Good Gold is a jewellery studio that focuses entirely on plain, gold wedding rings (and the occasional special release piece) made from locally-sourced ethical gold. Our jeweller, Siggy, has over 20 years of experience making rings and a deep connection to the West Coast where we source our alluvial gold.
Our business has evolved over the last decade to reflect the evolution of our personal values, including a widened lens of what it means to be an ethical business.
More than just using sustainable materials and recycled mailers, we want our business to be a bridge away from the extractive and destructive version of capitalism we’re currently living within, to serve as a decolonising force and hopefully as a roadmap of expanding outward instead of scaling up.
This is a grand experiment in the Next Economy doubling down on community, craft, collaboration and art. We’re turning away from AI created content, paid digital ads that drive economic disparity by funding billionaires. If you want a deeper dive into our lore, our history and what we hope comes next, read Our Cosmology.
We exist as a worker’s co-op of three women; Siggy Hilton, Laurel Williams and Katie Pascoe.
Siggy is the hearth keeper of our business. She makes each and every ring by hand, she made her first ring over 20 years ago. Instead of casting our rings, she bends a strip of metal into a circle, solders the join and then hardens the metal with a hammer and fire and then files and sands the ring into its most considered form. Working a ring in this way makes the atoms of the gold align, giving the ring strength and solidity. We love that she works these traits into each ring; strength, alignment and solidity (lovely building blocks for a sturdy marriage).
Siggy tells us that she loves working with gold because, it doesn’t naturally occur on earth, instead it arrived here on comets and meteors. In her words, “every speck of gold in the rings originally came from outer space, which makes it feel a little bit magic.” She enjoys making rings and letting her mind wander and that she has the time and space to learn things almost by accident. When asked what impact she wants to make in the world, she says, “a light impact.”
Anyone that’s spent a bit of time with Siggy knows she actually makes a huge impact on everyone around her. She’s a trusted secret keeper, the soft place you go for a good cry, the house where all the teens know they can get a snack and a lift. I’ve watched her make rings for 20 years, she holds each one up to the light to make sure the join is closed, takes the time to sand the inside engraving so the words aren’t sharp, re-writes the printed order details to make sure everything is correct, washes and polishes each ring and then wears white cotton gloves to package them up before sending them off to you.

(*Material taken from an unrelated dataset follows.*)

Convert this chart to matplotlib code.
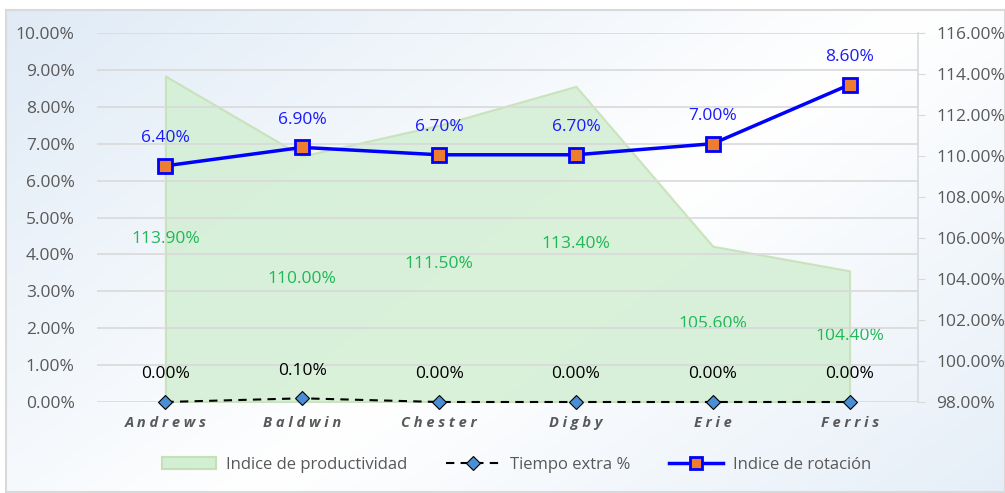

I’m Laurel, I write the words for Good Gold. I come from a long line of storytellers and grammar people. I think humans are incredible. Beyoncé can sing and I can feel it in my body across seas, continents, time, space and whatever magic that makes streaming television work. We made streaming television! And mashed potatoes and spaceships and cross stitch and terrariums and sequins and hip hop. We can look in our best friend’s eyes and have an entire conversation without making a single sound.
I especially delight in people that can make beautiful things with their hands, like rings made from space gold and that people buy those rings from us and they stay in their family forever, across generations, from ancestor to ancestor. For some reason, I’ve also always loved selling people things. When I was 8 I would sell Garbage Pail Kids cards to kids at school whose parents wouldn’t let them buy them from the mall. A few years ago, I couldn’t figure out how I could love selling things to people but also really hate extraction, exploitation and capitalism. It didn’t make sense.
So, I had a good long think, a good long read, wrote a lot of entries in my diary and figured out that commerce can exist without capitalism. That it’s really human to want to exchange work and ideas and craft for other resources. Not everyone knows how to make a gold ring and it’s not a bad thing to want a gold ring for your wedding day. So, Siggy, Katie and I are working to transform our business so that if we grow, we expand out, not up. I’ve made that mistake before, I’ve had businesses that got too top heavy and it felt yucky. In this second half of my life, I’d like to build bridges away from the systems that are failing us and towards what could come next.
Like the gold from space, Katie is new to our workshop home, but you could easily assume she’s a naturally occurring element. Katie is art embodied, trained as a visual artist with a focus on jewellery and object as well as a practicing occupational therapist. She sees Good Gold as a connecting force, the rings connect the couple that wears them to each other as well as to our workshop and craft. Her role is to connect us to a wider world of creatives-photographers, wedding dress designers, florists, perfume makers, chefs and bakers.
Katie joined our business at a crossroad, for us personally as well as the wider world. We had a decision to make, carry on as a business by investing in AI content creation, to feed ads and money into digital platforms like Meta and Google, stop all together, or figure out a new way. We decided to turn towards art, analogue life, human connections, physical forms and old school storytelling and collaboration.
Katie has brought so much wisdom, light and energy to our workshop in the last few months. She’s transforming our work from both an occuapational therapy standpoint, making our setting feel supportive and transforming the visual language of our brand to reflect our values and wishes. We can’t wait to see where we all go together. We know it will involve, bonfires, water, stardust, moon gazing, books and conversations that start very mushy and end up feeling like we have a sturdier grip on reality.